REQUIREMENTS: Copy out each line below exactly as it appears.

SOURCE MATERIAL:
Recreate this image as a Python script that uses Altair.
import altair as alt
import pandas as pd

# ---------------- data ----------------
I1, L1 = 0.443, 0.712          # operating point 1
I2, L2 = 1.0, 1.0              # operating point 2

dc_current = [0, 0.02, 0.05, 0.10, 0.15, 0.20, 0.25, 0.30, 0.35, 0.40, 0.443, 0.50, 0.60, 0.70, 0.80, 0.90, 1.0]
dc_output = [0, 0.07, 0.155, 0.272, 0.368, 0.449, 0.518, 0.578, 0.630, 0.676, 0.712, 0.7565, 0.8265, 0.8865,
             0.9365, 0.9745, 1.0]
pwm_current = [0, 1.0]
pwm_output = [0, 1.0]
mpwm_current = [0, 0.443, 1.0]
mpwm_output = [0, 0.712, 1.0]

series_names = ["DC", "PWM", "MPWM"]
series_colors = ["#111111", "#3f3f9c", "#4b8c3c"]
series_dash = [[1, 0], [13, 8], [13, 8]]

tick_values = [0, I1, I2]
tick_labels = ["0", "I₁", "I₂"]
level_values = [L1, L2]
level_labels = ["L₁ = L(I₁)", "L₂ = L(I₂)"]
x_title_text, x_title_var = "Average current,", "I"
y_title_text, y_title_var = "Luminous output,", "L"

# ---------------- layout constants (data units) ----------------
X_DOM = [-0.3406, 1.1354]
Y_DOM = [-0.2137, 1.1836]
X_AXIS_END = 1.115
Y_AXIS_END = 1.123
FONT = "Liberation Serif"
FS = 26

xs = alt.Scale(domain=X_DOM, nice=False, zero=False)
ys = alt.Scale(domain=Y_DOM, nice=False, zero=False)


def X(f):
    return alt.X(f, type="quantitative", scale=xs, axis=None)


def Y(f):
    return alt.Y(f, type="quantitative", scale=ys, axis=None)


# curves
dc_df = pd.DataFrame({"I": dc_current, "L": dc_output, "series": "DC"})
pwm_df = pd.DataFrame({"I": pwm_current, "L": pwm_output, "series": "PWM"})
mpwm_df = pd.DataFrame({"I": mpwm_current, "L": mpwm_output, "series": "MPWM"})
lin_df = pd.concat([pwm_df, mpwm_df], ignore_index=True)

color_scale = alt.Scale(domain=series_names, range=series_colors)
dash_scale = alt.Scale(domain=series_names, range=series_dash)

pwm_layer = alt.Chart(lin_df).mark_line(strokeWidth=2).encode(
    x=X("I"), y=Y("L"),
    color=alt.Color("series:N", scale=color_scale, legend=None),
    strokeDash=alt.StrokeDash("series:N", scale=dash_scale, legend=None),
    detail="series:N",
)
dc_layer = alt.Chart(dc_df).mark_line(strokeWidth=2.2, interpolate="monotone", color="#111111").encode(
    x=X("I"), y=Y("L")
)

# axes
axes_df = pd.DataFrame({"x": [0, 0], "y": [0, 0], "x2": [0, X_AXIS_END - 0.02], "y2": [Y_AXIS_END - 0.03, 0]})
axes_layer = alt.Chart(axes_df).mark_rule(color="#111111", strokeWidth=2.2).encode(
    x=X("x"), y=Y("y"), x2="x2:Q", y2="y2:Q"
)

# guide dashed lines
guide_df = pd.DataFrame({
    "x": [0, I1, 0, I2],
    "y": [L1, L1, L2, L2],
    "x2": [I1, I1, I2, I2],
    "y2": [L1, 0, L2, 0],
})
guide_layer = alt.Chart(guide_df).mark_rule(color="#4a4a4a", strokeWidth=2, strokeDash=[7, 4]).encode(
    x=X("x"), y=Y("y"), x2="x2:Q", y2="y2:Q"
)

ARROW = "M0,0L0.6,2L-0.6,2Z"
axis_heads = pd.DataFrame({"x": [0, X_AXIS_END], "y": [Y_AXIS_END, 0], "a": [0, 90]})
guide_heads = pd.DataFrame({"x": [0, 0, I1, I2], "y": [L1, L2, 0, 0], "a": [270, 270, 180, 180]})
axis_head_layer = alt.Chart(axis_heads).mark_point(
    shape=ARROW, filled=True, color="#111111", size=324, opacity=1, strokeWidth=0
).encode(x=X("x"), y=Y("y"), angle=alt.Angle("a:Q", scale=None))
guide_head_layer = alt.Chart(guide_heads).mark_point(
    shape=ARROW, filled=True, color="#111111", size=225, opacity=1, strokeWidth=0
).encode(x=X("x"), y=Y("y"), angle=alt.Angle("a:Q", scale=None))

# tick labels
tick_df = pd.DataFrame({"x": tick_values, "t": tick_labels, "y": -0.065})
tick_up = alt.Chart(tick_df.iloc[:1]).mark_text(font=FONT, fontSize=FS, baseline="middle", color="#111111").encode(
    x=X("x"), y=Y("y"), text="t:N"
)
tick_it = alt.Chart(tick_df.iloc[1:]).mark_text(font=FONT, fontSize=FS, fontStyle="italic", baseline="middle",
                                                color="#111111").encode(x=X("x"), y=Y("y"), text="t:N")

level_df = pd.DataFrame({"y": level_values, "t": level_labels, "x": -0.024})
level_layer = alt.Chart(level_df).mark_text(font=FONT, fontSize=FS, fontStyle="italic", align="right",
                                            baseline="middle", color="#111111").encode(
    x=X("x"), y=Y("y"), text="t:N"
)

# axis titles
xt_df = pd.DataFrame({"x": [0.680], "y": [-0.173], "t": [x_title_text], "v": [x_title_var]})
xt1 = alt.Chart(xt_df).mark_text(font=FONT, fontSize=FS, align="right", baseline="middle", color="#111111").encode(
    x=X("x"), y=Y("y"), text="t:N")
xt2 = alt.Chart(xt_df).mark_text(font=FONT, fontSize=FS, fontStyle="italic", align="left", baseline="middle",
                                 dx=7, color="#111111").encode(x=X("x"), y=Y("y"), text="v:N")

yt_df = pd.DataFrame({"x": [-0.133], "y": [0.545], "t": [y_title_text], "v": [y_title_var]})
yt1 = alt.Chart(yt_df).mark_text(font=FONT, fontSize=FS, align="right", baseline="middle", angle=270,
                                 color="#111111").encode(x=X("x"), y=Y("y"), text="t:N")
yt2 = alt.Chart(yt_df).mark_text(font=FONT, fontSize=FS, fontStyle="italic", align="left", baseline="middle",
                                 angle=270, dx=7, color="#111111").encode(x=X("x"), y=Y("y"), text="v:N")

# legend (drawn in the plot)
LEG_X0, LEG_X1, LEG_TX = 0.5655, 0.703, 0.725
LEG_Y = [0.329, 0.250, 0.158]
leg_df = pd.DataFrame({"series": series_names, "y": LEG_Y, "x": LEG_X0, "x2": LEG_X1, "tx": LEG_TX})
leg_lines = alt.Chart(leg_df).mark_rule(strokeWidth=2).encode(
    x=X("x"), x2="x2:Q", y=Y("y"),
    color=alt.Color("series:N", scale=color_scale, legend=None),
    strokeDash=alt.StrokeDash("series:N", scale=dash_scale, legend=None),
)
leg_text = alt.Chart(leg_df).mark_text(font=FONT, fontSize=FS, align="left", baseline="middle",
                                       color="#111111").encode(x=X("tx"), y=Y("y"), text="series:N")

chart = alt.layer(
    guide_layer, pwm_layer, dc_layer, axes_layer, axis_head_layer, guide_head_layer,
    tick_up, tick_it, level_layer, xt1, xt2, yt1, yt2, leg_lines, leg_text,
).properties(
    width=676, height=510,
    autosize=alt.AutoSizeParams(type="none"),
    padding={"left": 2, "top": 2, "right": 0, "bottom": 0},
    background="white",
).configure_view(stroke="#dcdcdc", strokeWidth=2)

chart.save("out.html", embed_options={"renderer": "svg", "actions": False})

SOLUTION TO THIS TASK:
Recreate this image as a Python script that uses Altair.
import altair as alt
import pandas as pd

# ---------------- data ----------------
I1, L1 = 0.443, 0.712          # operating point 1
I2, L2 = 1.0, 1.0              # operating point 2

dc_current = [0, 0.02, 0.05, 0.10, 0.15, 0.20, 0.25, 0.30, 0.35, 0.40, 0.443, 0.50, 0.60, 0.70, 0.80, 0.90, 1.0]
dc_output = [0, 0.07, 0.155, 0.272, 0.368, 0.449, 0.518, 0.578, 0.630, 0.676, 0.712, 0.7565, 0.8265, 0.8865,
             0.9365, 0.9745, 1.0]
pwm_current = [0, 1.0]
pwm_output = [0, 1.0]
mpwm_current = [0, 0.443, 1.0]
mpwm_output = [0, 0.712, 1.0]

series_names = ["DC", "PWM", "MPWM"]
series_colors = ["#111111", "#3f3f9c", "#4b8c3c"]
series_dash = [[1, 0], [13, 8], [13, 8]]

tick_values = [0, I1, I2]
tick_labels = ["0", "I₁", "I₂"]
level_values = [L1, L2]
level_labels = ["L₁ = L(I₁)", "L₂ = L(I₂)"]
x_title_text, x_title_var = "Average current,", "I"
y_title_text, y_title_var = "Luminous output,", "L"

# ---------------- layout constants (data units) ----------------
X_DOM = [-0.3406, 1.1354]
Y_DOM = [-0.2137, 1.1836]
X_AXIS_END = 1.115
Y_AXIS_END = 1.123
FONT = "Liberation Serif"
FS = 26

xs = alt.Scale(domain=X_DOM, nice=False, zero=False)
ys = alt.Scale(domain=Y_DOM, nice=False, zero=False)


def X(f):
    return alt.X(f, type="quantitative", scale=xs, axis=None)


def Y(f):
    return alt.Y(f, type="quantitative", scale=ys, axis=None)


# curves
dc_df = pd.DataFrame({"I": dc_current, "L": dc_output, "series": "DC"})
pwm_df = pd.DataFrame({"I": pwm_current, "L": pwm_output, "series": "PWM"})
mpwm_df = pd.DataFrame({"I": mpwm_current, "L": mpwm_output, "series": "MPWM"})
lin_df = pd.concat([pwm_df, mpwm_df], ignore_index=True)

color_scale = alt.Scale(domain=series_names, range=series_colors)
dash_scale = alt.Scale(domain=series_names, range=series_dash)

pwm_layer = alt.Chart(lin_df).mark_line(strokeWidth=2).encode(
    x=X("I"), y=Y("L"),
    color=alt.Color("series:N", scale=color_scale, legend=None),
    strokeDash=alt.StrokeDash("series:N", scale=dash_scale, legend=None),
    detail="series:N",
)
dc_layer = alt.Chart(dc_df).mark_line(strokeWidth=2.2, interpolate="monotone", color="#111111").encode(
    x=X("I"), y=Y("L")
)

# axes
axes_df = pd.DataFrame({"x": [0, 0], "y": [0, 0], "x2": [0, X_AXIS_END - 0.02], "y2": [Y_AXIS_END - 0.03, 0]})
axes_layer = alt.Chart(axes_df).mark_rule(color="#111111", strokeWidth=2.2).encode(
    x=X("x"), y=Y("y"), x2="x2:Q", y2="y2:Q"
)

# guide dashed lines
guide_df = pd.DataFrame({
    "x": [0, I1, 0, I2],
    "y": [L1, L1, L2, L2],
    "x2": [I1, I1, I2, I2],
    "y2": [L1, 0, L2, 0],
})
guide_layer = alt.Chart(guide_df).mark_rule(color="#4a4a4a", strokeWidth=2, strokeDash=[7, 4]).encode(
    x=X("x"), y=Y("y"), x2="x2:Q", y2="y2:Q"
)

ARROW = "M0,0L0.6,2L-0.6,2Z"
axis_heads = pd.DataFrame({"x": [0, X_AXIS_END], "y": [Y_AXIS_END, 0], "a": [0, 90]})
guide_heads = pd.DataFrame({"x": [0, 0, I1, I2], "y": [L1, L2, 0, 0], "a": [270, 270, 180, 180]})
axis_head_layer = alt.Chart(axis_heads).mark_point(
    shape=ARROW, filled=True, color="#111111", size=324, opacity=1, strokeWidth=0
).encode(x=X("x"), y=Y("y"), angle=alt.Angle("a:Q", scale=None))
guide_head_layer = alt.Chart(guide_heads).mark_point(
    shape=ARROW, filled=True, color="#111111", size=225, opacity=1, strokeWidth=0
).encode(x=X("x"), y=Y("y"), angle=alt.Angle("a:Q", scale=None))

# tick labels
tick_df = pd.DataFrame({"x": tick_values, "t": tick_labels, "y": -0.065})
tick_up = alt.Chart(tick_df.iloc[:1]).mark_text(font=FONT, fontSize=FS, baseline="middle", color="#111111").encode(
    x=X("x"), y=Y("y"), text="t:N"
)
tick_it = alt.Chart(tick_df.iloc[1:]).mark_text(font=FONT, fontSize=FS, fontStyle="italic", baseline="middle",
                                                color="#111111").encode(x=X("x"), y=Y("y"), text="t:N")

level_df = pd.DataFrame({"y": level_values, "t": level_labels, "x": -0.024})
level_layer = alt.Chart(level_df).mark_text(font=FONT, fontSize=FS, fontStyle="italic", align="right",
                                            baseline="middle", color="#111111").encode(
    x=X("x"), y=Y("y"), text="t:N"
)

# axis titles
xt_df = pd.DataFrame({"x": [0.680], "y": [-0.173], "t": [x_title_text], "v": [x_title_var]})
xt1 = alt.Chart(xt_df).mark_text(font=FONT, fontSize=FS, align="right", baseline="middle", color="#111111").encode(
    x=X("x"), y=Y("y"), text="t:N")
xt2 = alt.Chart(xt_df).mark_text(font=FONT, fontSize=FS, fontStyle="italic", align="left", baseline="middle",
                                 dx=7, color="#111111").encode(x=X("x"), y=Y("y"), text="v:N")

yt_df = pd.DataFrame({"x": [-0.133], "y": [0.545], "t": [y_title_text], "v": [y_title_var]})
yt1 = alt.Chart(yt_df).mark_text(font=FONT, fontSize=FS, align="right", baseline="middle", angle=270,
                                 color="#111111").encode(x=X("x"), y=Y("y"), text="t:N")
yt2 = alt.Chart(yt_df).mark_text(font=FONT, fontSize=FS, fontStyle="italic", align="left", baseline="middle",
                                 angle=270, dx=7, color="#111111").encode(x=X("x"), y=Y("y"), text="v:N")

# legend (drawn in the plot)
LEG_X0, LEG_X1, LEG_TX = 0.5655, 0.703, 0.725
LEG_Y = [0.329, 0.250, 0.158]
leg_df = pd.DataFrame({"series": series_names, "y": LEG_Y, "x": LEG_X0, "x2": LEG_X1, "tx": LEG_TX})
leg_lines = alt.Chart(leg_df).mark_rule(strokeWidth=2).encode(
    x=X("x"), x2="x2:Q", y=Y("y"),
    color=alt.Color("series:N", scale=color_scale, legend=None),
    strokeDash=alt.StrokeDash("series:N", scale=dash_scale, legend=None),
)
leg_text = alt.Chart(leg_df).mark_text(font=FONT, fontSize=FS, align="left", baseline="middle",
                                       color="#111111").encode(x=X("tx"), y=Y("y"), text="series:N")

chart = alt.layer(
    guide_layer, pwm_layer, dc_layer, axes_layer, axis_head_layer, guide_head_layer,
    tick_up, tick_it, level_layer, xt1, xt2, yt1, yt2, leg_lines, leg_text,
).properties(
    width=676, height=510,
    autosize=alt.AutoSizeParams(type="none"),
    padding={"left": 2, "top": 2, "right": 0, "bottom": 0},
    background="white",
).configure_view(stroke="#dcdcdc", strokeWidth=2)

chart.save("out.html", embed_options={"renderer": "svg", "actions": False})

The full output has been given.